Should the government expand the work permit program?

High demand: Ottawa's H-1B visa holder recruitment closes in just 1 day

One day – that’s all it took to reach the limit of Ottawa’s new program to draw H-1B visa holders into the country.

Late in June, the federal government announced a new open work permit stream for H-1B specialty occupation visa holders in the US to apply for a Canadian work permit, and study or work permit options for their accompanying family members.

The measure was to remain in effect for one year, or until Immigration, Refugees and Citizenship Canada (IRCC) received 10,000 applications, the government said.

Ottawa opened the program to applicants on Sunday, and then closed it Monday after receiving 10,000 applications.

Sean Fraser, minister of immigration, refugees and citizenship, said he was watching the situation in the U.S. and saw it as an "opportunity" for Canada when he first announced the program, according to a CBC report.

Rana Sarkar, Canada’s consul general in San Francisco, California, believed the majority of work permits would go to H-1B holders from Silicon Valley, according to Mercury News.
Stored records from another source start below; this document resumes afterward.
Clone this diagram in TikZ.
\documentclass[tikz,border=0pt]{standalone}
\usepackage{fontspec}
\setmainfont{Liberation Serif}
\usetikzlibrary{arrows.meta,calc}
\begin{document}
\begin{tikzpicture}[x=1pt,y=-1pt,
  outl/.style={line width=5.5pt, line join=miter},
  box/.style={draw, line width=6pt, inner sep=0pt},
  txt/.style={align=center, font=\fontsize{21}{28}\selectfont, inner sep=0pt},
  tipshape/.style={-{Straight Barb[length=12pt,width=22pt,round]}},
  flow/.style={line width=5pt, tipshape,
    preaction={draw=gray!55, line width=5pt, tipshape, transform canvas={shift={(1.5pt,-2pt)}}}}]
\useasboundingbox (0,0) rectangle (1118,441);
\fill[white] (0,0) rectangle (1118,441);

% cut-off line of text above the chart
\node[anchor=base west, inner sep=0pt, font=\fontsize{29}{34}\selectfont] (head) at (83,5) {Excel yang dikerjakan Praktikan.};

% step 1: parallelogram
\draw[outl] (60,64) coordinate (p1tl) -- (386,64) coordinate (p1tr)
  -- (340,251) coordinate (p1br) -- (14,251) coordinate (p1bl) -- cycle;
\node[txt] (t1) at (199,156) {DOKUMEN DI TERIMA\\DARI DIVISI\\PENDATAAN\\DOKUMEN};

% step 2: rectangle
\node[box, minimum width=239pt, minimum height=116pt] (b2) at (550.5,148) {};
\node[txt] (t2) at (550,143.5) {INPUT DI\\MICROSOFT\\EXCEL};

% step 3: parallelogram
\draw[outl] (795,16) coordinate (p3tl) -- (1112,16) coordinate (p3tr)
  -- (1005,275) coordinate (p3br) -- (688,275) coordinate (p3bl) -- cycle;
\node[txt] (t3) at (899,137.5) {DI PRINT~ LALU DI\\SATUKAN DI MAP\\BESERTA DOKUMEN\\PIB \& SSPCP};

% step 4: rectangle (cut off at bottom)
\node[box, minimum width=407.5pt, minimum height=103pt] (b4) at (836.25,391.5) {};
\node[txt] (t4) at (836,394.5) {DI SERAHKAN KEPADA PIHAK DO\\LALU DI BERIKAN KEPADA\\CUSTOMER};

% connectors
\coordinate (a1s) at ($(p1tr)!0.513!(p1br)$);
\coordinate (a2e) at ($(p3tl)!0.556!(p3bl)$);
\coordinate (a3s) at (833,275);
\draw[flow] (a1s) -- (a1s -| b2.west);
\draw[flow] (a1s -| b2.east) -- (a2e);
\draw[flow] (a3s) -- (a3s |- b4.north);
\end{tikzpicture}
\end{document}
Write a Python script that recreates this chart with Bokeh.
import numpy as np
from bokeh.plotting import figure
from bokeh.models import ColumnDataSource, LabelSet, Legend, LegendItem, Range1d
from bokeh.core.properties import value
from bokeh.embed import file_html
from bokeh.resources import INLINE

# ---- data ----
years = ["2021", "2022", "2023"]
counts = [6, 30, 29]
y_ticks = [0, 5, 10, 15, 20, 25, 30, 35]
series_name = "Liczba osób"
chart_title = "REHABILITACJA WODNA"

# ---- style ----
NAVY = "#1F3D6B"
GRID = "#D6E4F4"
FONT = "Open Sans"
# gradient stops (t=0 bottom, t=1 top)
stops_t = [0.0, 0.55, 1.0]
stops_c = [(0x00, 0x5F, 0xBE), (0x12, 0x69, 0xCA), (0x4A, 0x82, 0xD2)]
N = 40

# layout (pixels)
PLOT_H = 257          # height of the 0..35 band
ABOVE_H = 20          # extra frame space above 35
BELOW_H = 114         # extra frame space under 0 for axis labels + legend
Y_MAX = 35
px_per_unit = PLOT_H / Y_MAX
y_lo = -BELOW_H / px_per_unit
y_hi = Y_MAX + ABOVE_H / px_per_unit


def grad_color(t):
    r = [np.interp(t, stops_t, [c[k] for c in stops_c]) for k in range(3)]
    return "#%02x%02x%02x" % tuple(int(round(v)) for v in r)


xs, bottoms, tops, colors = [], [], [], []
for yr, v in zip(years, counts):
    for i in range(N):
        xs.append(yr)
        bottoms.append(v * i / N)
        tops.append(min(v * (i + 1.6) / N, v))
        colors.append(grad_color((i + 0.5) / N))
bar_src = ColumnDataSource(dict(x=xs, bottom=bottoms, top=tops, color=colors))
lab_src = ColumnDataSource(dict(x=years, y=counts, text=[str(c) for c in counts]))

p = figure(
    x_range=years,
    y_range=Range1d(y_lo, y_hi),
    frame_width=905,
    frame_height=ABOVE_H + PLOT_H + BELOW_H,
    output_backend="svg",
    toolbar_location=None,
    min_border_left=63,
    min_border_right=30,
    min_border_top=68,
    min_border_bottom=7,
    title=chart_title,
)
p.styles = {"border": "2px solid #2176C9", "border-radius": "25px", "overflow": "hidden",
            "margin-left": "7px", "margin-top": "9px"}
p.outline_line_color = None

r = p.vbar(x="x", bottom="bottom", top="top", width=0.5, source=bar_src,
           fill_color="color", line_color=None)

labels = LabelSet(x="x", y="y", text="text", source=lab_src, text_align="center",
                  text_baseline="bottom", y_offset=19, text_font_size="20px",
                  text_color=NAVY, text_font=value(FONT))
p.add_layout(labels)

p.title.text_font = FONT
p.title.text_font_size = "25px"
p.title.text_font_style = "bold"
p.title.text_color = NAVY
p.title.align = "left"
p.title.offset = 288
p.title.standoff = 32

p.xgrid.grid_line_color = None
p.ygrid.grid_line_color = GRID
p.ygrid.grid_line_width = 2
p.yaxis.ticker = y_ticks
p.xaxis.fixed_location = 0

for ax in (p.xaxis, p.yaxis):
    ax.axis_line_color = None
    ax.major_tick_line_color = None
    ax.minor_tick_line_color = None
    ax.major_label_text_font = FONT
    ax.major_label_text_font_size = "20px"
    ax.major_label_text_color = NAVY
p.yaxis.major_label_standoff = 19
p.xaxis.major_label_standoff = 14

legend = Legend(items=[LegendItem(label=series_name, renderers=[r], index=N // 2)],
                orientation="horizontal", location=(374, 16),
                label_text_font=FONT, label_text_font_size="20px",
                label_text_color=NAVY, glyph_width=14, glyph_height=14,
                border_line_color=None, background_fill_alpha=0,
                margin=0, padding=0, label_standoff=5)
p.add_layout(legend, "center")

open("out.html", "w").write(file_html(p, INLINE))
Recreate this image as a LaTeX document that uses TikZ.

This is where the talent is,” Sarkar said. “This is where we’re coming to attract talent.”

The new open work permit stream is part of Ottawa’s first-ever Tech Talent Strategy.

Expansion, criticism of work permits

Following quick completion of the application limit for the program, the government should now consider expanding the program to more applicants, Nick Schiavo, director of federal affairs for the Council of Canadian Innovators, said, according to the CBC report.

"The more that we can pull from these highly qualified individuals that we know have the work experience, the skill set… the better," Schiavo said. "As this program develops, it would be great to see it expanded."

Should the government decide to do so, it should simplify the application process first, Mark Holthe, an immigration lawyer, said in the report.

"It was an absolute disaster," Holthe said, describing his efforts to help clients navigate their applications. He also mentioned a glitch in the online portal that wouldn't allow the applicant to advance further in the application process.

Ottawa also previously opened two new immigration streams under the Economic Mobility Pathways Pilot (EMPP). Earlier, the government also introduced open work permits for spousal and family class applicants.